Notice that this is not meant to be a tutorial, just a description of what I did: I’m a beginner myself, though I can answer questions if anyone (if any) posts them here. Don’t bring comparisons with Photoshop, either. It doesn’t run on Linux natively.
The two most famous image manipulation programs I know in Linux are the GIMP, GTK+ based, and Krita, which integrates into the KDE environment. I like Krita a lot more than GIMP, because it has a much saner user interface, however it’s still under heavy development and some features are not yet present (but it’s evolving at a very high pace, the developers are doing a fantastic job). Therefore, I had to stick with the GIMP.
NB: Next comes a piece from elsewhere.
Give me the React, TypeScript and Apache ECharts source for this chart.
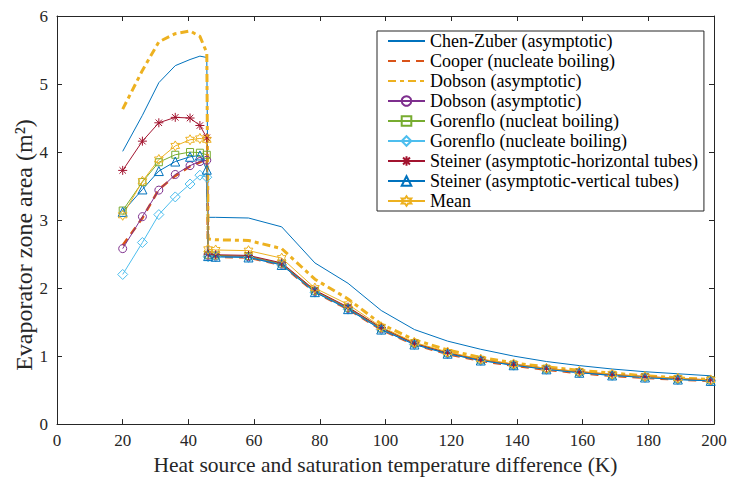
import React, { useEffect, useRef } from 'react';
import * as echarts from 'echarts';

const xVals = [20, 26, 31, 36, 40.5, 43.5, 45.6, 46, 48.3, 58.3, 68.4, 78.5, 88.6, 98.7, 108.8, 118.9, 129, 139, 149, 159, 169, 179, 189, 199];

const chenZuber = [4.01, 4.54, 5.02, 5.27, 5.36, 5.41, 5.39, 3.04, 3.04, 3.03, 2.90, 2.37, 2.07, 1.67, 1.39, 1.22, 1.10, 1.00, 0.92, 0.86, 0.81, 0.77, 0.74, 0.71];
const cooper = [2.63, 3.03, 3.45, 3.65, 3.79, 3.85, 3.90, 2.47, 2.46, 2.45, 2.34, 1.94, 1.69, 1.39, 1.17, 1.03, 0.93, 0.86, 0.80, 0.75, 0.71, 0.68, 0.655, 0.635];
const dobsonAsym = [4.63, 5.2, 5.62, 5.74, 5.78, 5.70, 5.46, 2.72, 2.71, 2.70, 2.58, 2.13, 1.84, 1.47, 1.24, 1.09, 0.98, 0.90, 0.84, 0.79, 0.75, 0.71, 0.68, 0.655];
const dobsonCircle = [2.58, 3.05, 3.44, 3.67, 3.80, 3.86, 3.88, 2.48, 2.47, 2.46, 2.35, 1.95, 1.70, 1.40, 1.18, 1.04, 0.94, 0.87, 0.81, 0.76, 0.72, 0.69, 0.66, 0.64];
const gorenfloNucleat = [3.14, 3.56, 3.85, 3.96, 4.00, 3.99, 3.96, 2.49, 2.48, 2.47, 2.36, 1.96, 1.71, 1.41, 1.19, 1.045, 0.945, 0.875, 0.815, 0.765, 0.725, 0.695, 0.665, 0.645];
const gorenfloNucleate = [2.20, 2.67, 3.08, 3.34, 3.53, 3.66, 3.63, 2.46, 2.46, 2.45, 2.34, 1.94, 1.69, 1.39, 1.17, 1.035, 0.935, 0.865, 0.805, 0.755, 0.715, 0.685, 0.655, 0.635];
const steinerH = [3.73, 4.16, 4.43, 4.51, 4.50, 4.39, 4.21, 2.50, 2.49, 2.48, 2.37, 1.97, 1.72, 1.42, 1.19, 1.05, 0.95, 0.88, 0.82, 0.77, 0.73, 0.70, 0.67, 0.65];
const steinerV = [3.12, 3.45, 3.72, 3.86, 3.93, 3.95, 3.74, 2.47, 2.46, 2.45, 2.34, 1.94, 1.69, 1.39, 1.17, 1.035, 0.935, 0.865, 0.805, 0.755, 0.715, 0.685, 0.655, 0.635];
const meanVals = [3.07, 3.57, 3.89, 4.09, 4.18, 4.20, 4.18, 2.57, 2.56, 2.55, 2.44, 2.00, 1.76, 1.43, 1.20, 1.06, 0.955, 0.885, 0.82, 0.775, 0.735, 0.70, 0.675, 0.65];

const seriesNames = [
  'Chen-Zuber (asymptotic)',
  'Cooper (nucleate boiling)',
  'Dobson (asymptotic)',
  'Dobson (asymptotic) ',
  'Gorenflo (nucleat boiling)',
  'Gorenflo (nucleate boiling)',
  'Steiner (asymptotic-horizontal tubes)',
  'Steiner (asymptotic-vertical tubes)',
  'Mean',
];

const xTicks = { min: 0, max: 200, interval: 20 };
const yTicks = { min: 0, max: 6, interval: 1 };

const FONT = "'Liberation Serif', 'Times New Roman', serif";
const AX = '#262626';

const ASTERISK = 'path://M0,-5L0,5M-5,0L5,0M-3.6,-3.6L3.6,3.6M-3.6,3.6L3.6,-3.6';
const HEXAGRAM = 'path://M0,-10L2.89,-5L8.66,-5L5.77,0L8.66,5L2.89,5L0,10L-2.89,5L-8.66,5L-5.77,0L-8.66,-5L-2.89,-5Z';

function mk(name: string, vals: number[], color: string, opts: any) {
  const hollow = opts.symbol && opts.symbol !== 'none';
  return {
    type: 'line',
    name,
    data: xVals.map((x, i) => [x, vals[i]]),
    showAllSymbol: true,
    symbol: opts.symbol || 'none',
    symbolSize: opts.size || 8,
    symbolKeepAspect: true,
    lineStyle: { color, width: opts.width || 1, type: opts.type || 'solid' },
    itemStyle: hollow
      ? { color: 'rgba(255,255,255,0)', borderColor: color, borderWidth: 1 }
      : { color },
    color,
    emphasis: { disabled: true },
  };
}

const noSymbol = new Set([0, 1, 2]);

export default function App() {
  const ref = useRef<HTMLDivElement>(null);
  useEffect(() => {
    const chart = echarts.init(ref.current!, null, { renderer: 'svg' });
    const option: any = {
      animation: false,
      backgroundColor: '#fff',
      textStyle: { fontFamily: FONT },
      grid: { left: 57, right: 17, top: 16, bottom: 51, containLabel: false },
      xAxis: [
        {
          type: 'value',
          ...xTicks,
          name: 'Heat source and saturation temperature difference (K)',
          nameLocation: 'middle',
          nameGap: 26,
          nameTextStyle: { fontFamily: FONT, fontSize: 21.5, color: AX },
          axisLine: { show: true, onZero: false, lineStyle: { color: AX, width: 1 } },
          axisTick: { show: true, inside: true, length: 5, lineStyle: { color: AX } },
          axisLabel: { fontFamily: FONT, fontSize: 17, color: AX, margin: 8 },
          splitLine: { show: false },
        },
        {
          type: 'value',
          ...xTicks,
          position: 'top',
          axisLine: { show: true, onZero: false, lineStyle: { color: AX, width: 1 } },
          axisTick: { show: true, inside: true, length: 5, lineStyle: { color: AX } },
          axisLabel: { show: false },
          splitLine: { show: false },
        },
      ],
      yAxis: [
        {
          type: 'value',
          ...yTicks,
          axisLine: { show: true, onZero: false, lineStyle: { color: AX, width: 1 } },
          axisTick: { show: true, inside: true, length: 5, lineStyle: { color: AX } },
          axisLabel: { fontFamily: FONT, fontSize: 17, color: AX, margin: 9 },
          splitLine: { show: false },
        },
        {
          type: 'value',
          ...yTicks,
          position: 'right',
          axisLine: { show: true, onZero: false, lineStyle: { color: AX, width: 1 } },
          axisTick: { show: true, inside: true, length: 5, lineStyle: { color: AX } },
          axisLabel: { show: false },
          splitLine: { show: false },
        },
      ],
      legend: {
        orient: 'vertical',
        left: 377,
        top: 31,
        padding: [0, 6, 0, 10],
        itemGap: 0,
        itemWidth: 37,
        itemHeight: 12,
        backgroundColor: '#fff',
        borderColor: AX,
        borderWidth: 1,
        borderRadius: 0,
        textStyle: { fontFamily: FONT, fontSize: 18, color: '#000', lineHeight: 20 },
        data: seriesNames.map((n, i) =>
          noSymbol.has(i) ? { name: n, itemStyle: { opacity: 0 } } : { name: n }
        ),
      },
      graphic: [
        {
          type: 'text',
          x: 24,
          y: 245,
          rotation: Math.PI / 2,
          style: {
            text: 'Evaporator zone area (m²)',
            fontFamily: FONT,
            fontSize: 24,
            fill: AX,
            align: 'center',
            verticalAlign: 'middle',
          },
        },
      ],
      series: [
        mk(seriesNames[0], chenZuber, '#0072BD', { width: 1 }),
        mk(seriesNames[1], cooper, '#D95319', { width: 2.5, type: [8, 6] }),
        mk(seriesNames[2], dobsonAsym, '#EDB120', { width: 3, type: [8, 4, 4, 4] }),
        mk(seriesNames[3], dobsonCircle, '#7E2F8E', { symbol: 'circle', size: 8 }),
        mk(seriesNames[4], gorenfloNucleat, '#77AC30', { symbol: 'rect', size: 7 }),
        mk(seriesNames[5], gorenfloNucleate, '#4DBEEE', { symbol: 'diamond', size: 10 }),
        mk(seriesNames[6], steinerH, '#A2142F', { symbol: ASTERISK, size: 9 }),
        mk(seriesNames[7], steinerV, '#0072BD', { symbol: 'triangle', size: 9 }),
        mk(seriesNames[8], meanVals, '#EDB120', { symbol: HEXAGRAM, size: 10 }),
      ],
    };
    chart.setOption(option);
    return () => chart.dispose();
  }, []);
  return <div ref={ref} style={{ position: 'fixed', left: 0, top: 0, width: 731, height: 481 }} />;
}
For the job I picked up an image from My-HIME. Very nice art, but again a disappointing series. Here’s how it looked at the start.
I found this image somewhere on the net. It’s quite big, so it was perfect for my needs. In GIMP, I created an additional layer so I could avoid ruining the image. Then I selected a blue color and started painting around the contour of the figure of Mai, like this:
I know there are probably better ways to do it, I’m doing what I’m used to, that luckily is Photoshop-agnostic. Once I finished the contours, I merged down the layers and selected the blue area with the magic wand. The tool tends to keep a smaller contour than expected, so I grew the selection by three pixels using the Grow command. After this I inverted the selection, cut the figure out of the background and pasted it into a new image. The contour had been damaged, so I used the Layer Effects script to add an outer glow with a small blur:
All I needed to do then was to resize the image, cut out the white background and save it as a PNG image. Here is the finished result:
I have the original XCF (GIMP’s layered file), if anyone wants it.